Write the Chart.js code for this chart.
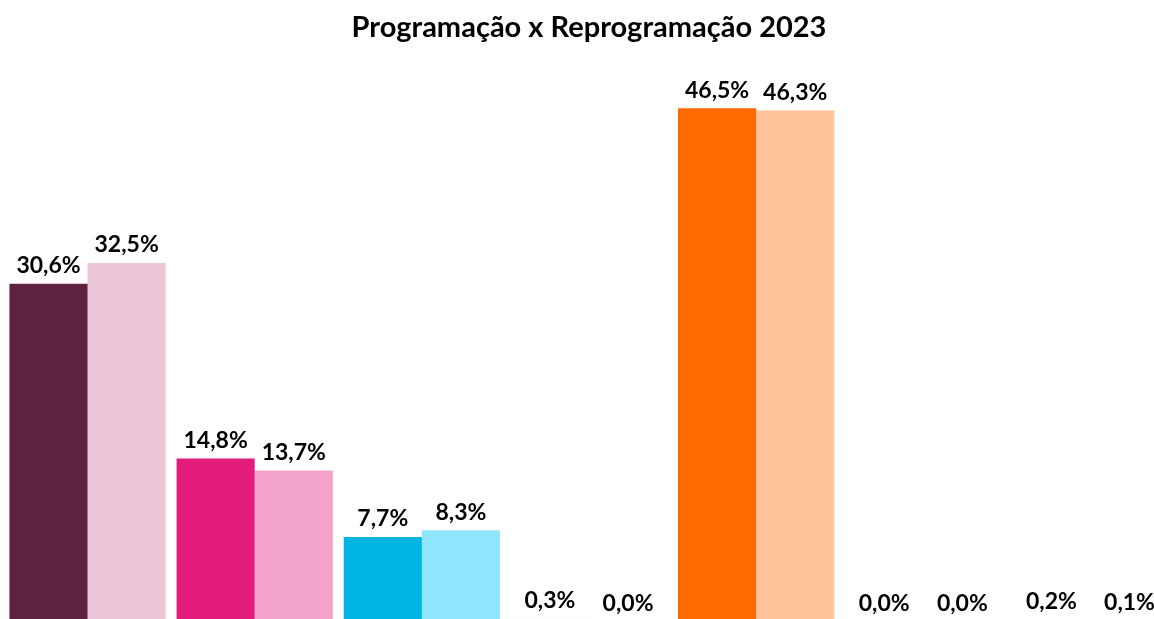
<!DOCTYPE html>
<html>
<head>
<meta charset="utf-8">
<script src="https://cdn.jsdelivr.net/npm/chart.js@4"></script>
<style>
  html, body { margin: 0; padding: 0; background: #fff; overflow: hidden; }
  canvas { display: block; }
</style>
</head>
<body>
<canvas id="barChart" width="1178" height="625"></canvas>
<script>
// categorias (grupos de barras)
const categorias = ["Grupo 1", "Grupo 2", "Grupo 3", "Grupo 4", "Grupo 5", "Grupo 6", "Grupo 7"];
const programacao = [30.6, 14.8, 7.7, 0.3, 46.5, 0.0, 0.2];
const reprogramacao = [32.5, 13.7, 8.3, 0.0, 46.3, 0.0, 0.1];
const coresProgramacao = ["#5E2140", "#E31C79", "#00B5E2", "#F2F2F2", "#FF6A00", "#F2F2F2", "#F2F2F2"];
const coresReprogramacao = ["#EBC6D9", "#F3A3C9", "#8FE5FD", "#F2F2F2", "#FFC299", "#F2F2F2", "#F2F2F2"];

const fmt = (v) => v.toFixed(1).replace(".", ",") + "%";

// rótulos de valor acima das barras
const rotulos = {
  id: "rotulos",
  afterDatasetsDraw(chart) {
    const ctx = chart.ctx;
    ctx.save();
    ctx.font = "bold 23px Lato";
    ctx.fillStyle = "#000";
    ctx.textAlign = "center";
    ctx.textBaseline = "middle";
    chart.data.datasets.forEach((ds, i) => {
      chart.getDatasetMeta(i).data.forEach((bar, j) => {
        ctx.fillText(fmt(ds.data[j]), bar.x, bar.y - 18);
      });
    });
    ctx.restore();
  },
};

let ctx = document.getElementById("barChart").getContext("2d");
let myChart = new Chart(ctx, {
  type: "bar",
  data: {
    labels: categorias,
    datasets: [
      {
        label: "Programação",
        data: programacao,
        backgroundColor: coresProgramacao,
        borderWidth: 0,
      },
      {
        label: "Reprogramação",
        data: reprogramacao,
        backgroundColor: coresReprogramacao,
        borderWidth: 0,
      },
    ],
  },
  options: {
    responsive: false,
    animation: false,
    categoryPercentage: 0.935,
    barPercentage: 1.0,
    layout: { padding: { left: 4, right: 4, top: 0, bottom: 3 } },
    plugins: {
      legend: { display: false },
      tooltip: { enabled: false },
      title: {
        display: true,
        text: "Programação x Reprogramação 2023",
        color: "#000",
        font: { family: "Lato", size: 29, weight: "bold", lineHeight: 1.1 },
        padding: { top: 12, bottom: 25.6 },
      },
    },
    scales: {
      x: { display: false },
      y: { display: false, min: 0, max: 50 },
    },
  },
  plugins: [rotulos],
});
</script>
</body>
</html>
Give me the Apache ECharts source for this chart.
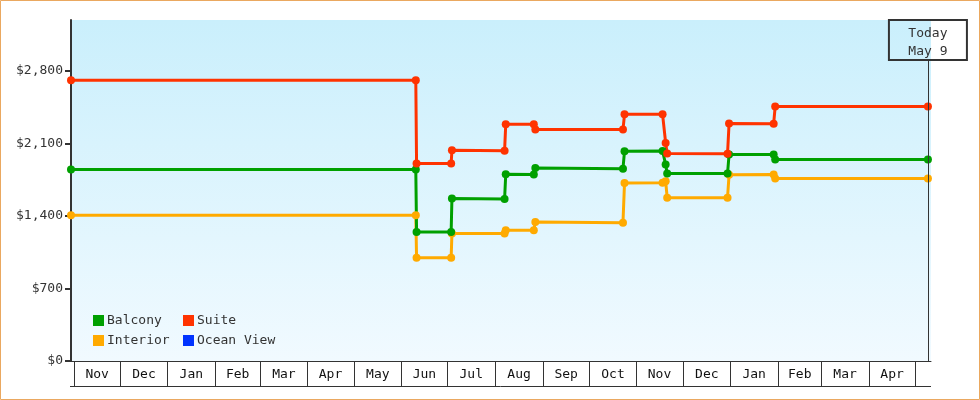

+ + + + + + +

Beginning with the first line of the records above, extract each line exactly through the line that holds "const fmt = (v)", both ends included. Omit pictures.

» RESPONSE TO THE TASK
Write the Chart.js code for this chart.
<!DOCTYPE html>
<html>
<head>
<meta charset="utf-8">
<script src="https://cdn.jsdelivr.net/npm/chart.js@4"></script>
<style>
  html, body { margin: 0; padding: 0; background: #fff; overflow: hidden; }
  canvas { display: block; }
</style>
</head>
<body>
<canvas id="barChart" width="1178" height="625"></canvas>
<script>
// categorias (grupos de barras)
const categorias = ["Grupo 1", "Grupo 2", "Grupo 3", "Grupo 4", "Grupo 5", "Grupo 6", "Grupo 7"];
const programacao = [30.6, 14.8, 7.7, 0.3, 46.5, 0.0, 0.2];
const reprogramacao = [32.5, 13.7, 8.3, 0.0, 46.3, 0.0, 0.1];
const coresProgramacao = ["#5E2140", "#E31C79", "#00B5E2", "#F2F2F2", "#FF6A00", "#F2F2F2", "#F2F2F2"];
const coresReprogramacao = ["#EBC6D9", "#F3A3C9", "#8FE5FD", "#F2F2F2", "#FFC299", "#F2F2F2", "#F2F2F2"];

const fmt = (v) => v.toFixed(1).replace(".", ",") + "%";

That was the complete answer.